--- Stated problem ---
Write out the full listing exactly as given, minus the images.

--- Source material ---
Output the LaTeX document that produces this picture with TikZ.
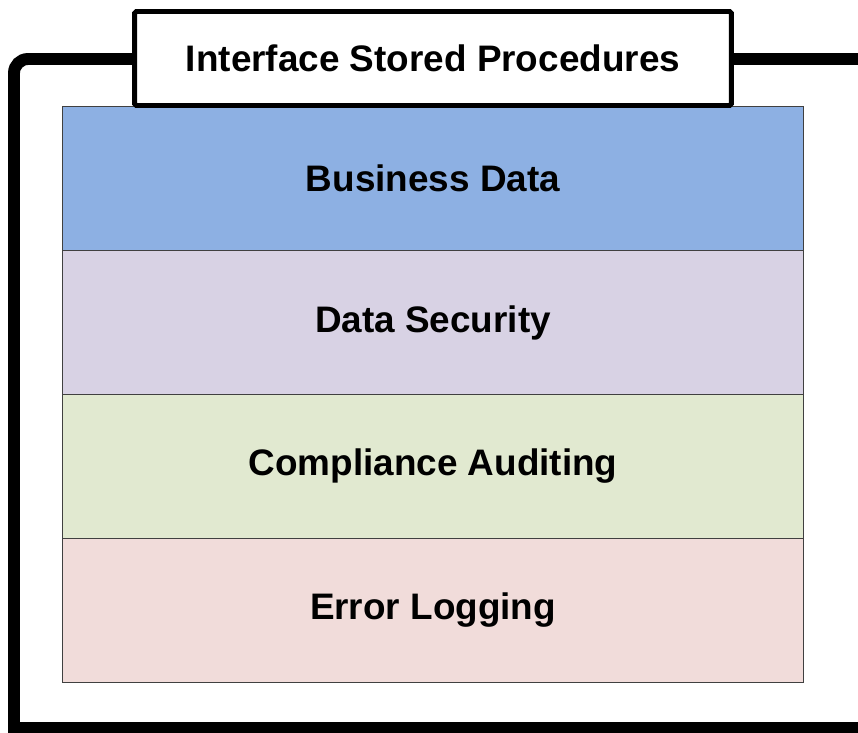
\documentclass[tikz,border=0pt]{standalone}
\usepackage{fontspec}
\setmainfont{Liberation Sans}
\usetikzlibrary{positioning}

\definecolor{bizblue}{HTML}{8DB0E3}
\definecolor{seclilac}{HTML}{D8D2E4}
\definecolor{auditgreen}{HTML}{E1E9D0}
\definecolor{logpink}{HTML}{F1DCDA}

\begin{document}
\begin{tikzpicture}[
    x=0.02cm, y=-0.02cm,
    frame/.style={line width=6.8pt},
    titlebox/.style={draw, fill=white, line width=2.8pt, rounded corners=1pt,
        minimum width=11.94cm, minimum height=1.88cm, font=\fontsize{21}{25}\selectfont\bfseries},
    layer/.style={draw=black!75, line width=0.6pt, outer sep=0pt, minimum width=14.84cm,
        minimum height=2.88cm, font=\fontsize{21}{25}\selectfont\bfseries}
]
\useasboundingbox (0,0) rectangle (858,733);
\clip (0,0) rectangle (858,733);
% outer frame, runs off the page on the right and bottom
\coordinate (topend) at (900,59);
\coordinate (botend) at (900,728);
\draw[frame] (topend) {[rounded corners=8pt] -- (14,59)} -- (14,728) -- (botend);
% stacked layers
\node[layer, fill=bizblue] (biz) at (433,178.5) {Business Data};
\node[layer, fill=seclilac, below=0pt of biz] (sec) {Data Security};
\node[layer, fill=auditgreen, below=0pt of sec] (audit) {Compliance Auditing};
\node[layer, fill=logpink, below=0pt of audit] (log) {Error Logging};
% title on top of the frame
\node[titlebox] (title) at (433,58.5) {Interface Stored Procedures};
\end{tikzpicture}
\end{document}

--- Reply ---
Output the LaTeX document that produces this picture with TikZ.
\documentclass[tikz,border=0pt]{standalone}
\usepackage{fontspec}
\setmainfont{Liberation Sans}
\usetikzlibrary{positioning}

\definecolor{bizblue}{HTML}{8DB0E3}
\definecolor{seclilac}{HTML}{D8D2E4}
\definecolor{auditgreen}{HTML}{E1E9D0}
\definecolor{logpink}{HTML}{F1DCDA}

\begin{document}
\begin{tikzpicture}[
    x=0.02cm, y=-0.02cm,
    frame/.style={line width=6.8pt},
    titlebox/.style={draw, fill=white, line width=2.8pt, rounded corners=1pt,
        minimum width=11.94cm, minimum height=1.88cm, font=\fontsize{21}{25}\selectfont\bfseries},
    layer/.style={draw=black!75, line width=0.6pt, outer sep=0pt, minimum width=14.84cm,
        minimum height=2.88cm, font=\fontsize{21}{25}\selectfont\bfseries}
]
\useasboundingbox (0,0) rectangle (858,733);
\clip (0,0) rectangle (858,733);
% outer frame, runs off the page on the right and bottom
\coordinate (topend) at (900,59);
\coordinate (botend) at (900,728);
\draw[frame] (topend) {[rounded corners=8pt] -- (14,59)} -- (14,728) -- (botend);
% stacked layers
\node[layer, fill=bizblue] (biz) at (433,178.5) {Business Data};
\node[layer, fill=seclilac, below=0pt of biz] (sec) {Data Security};
\node[layer, fill=auditgreen, below=0pt of sec] (audit) {Compliance Auditing};
\node[layer, fill=logpink, below=0pt of audit] (log) {Error Logging};
% title on top of the frame
\node[titlebox] (title) at (433,58.5) {Interface Stored Procedures};
\end{tikzpicture}
\end{document}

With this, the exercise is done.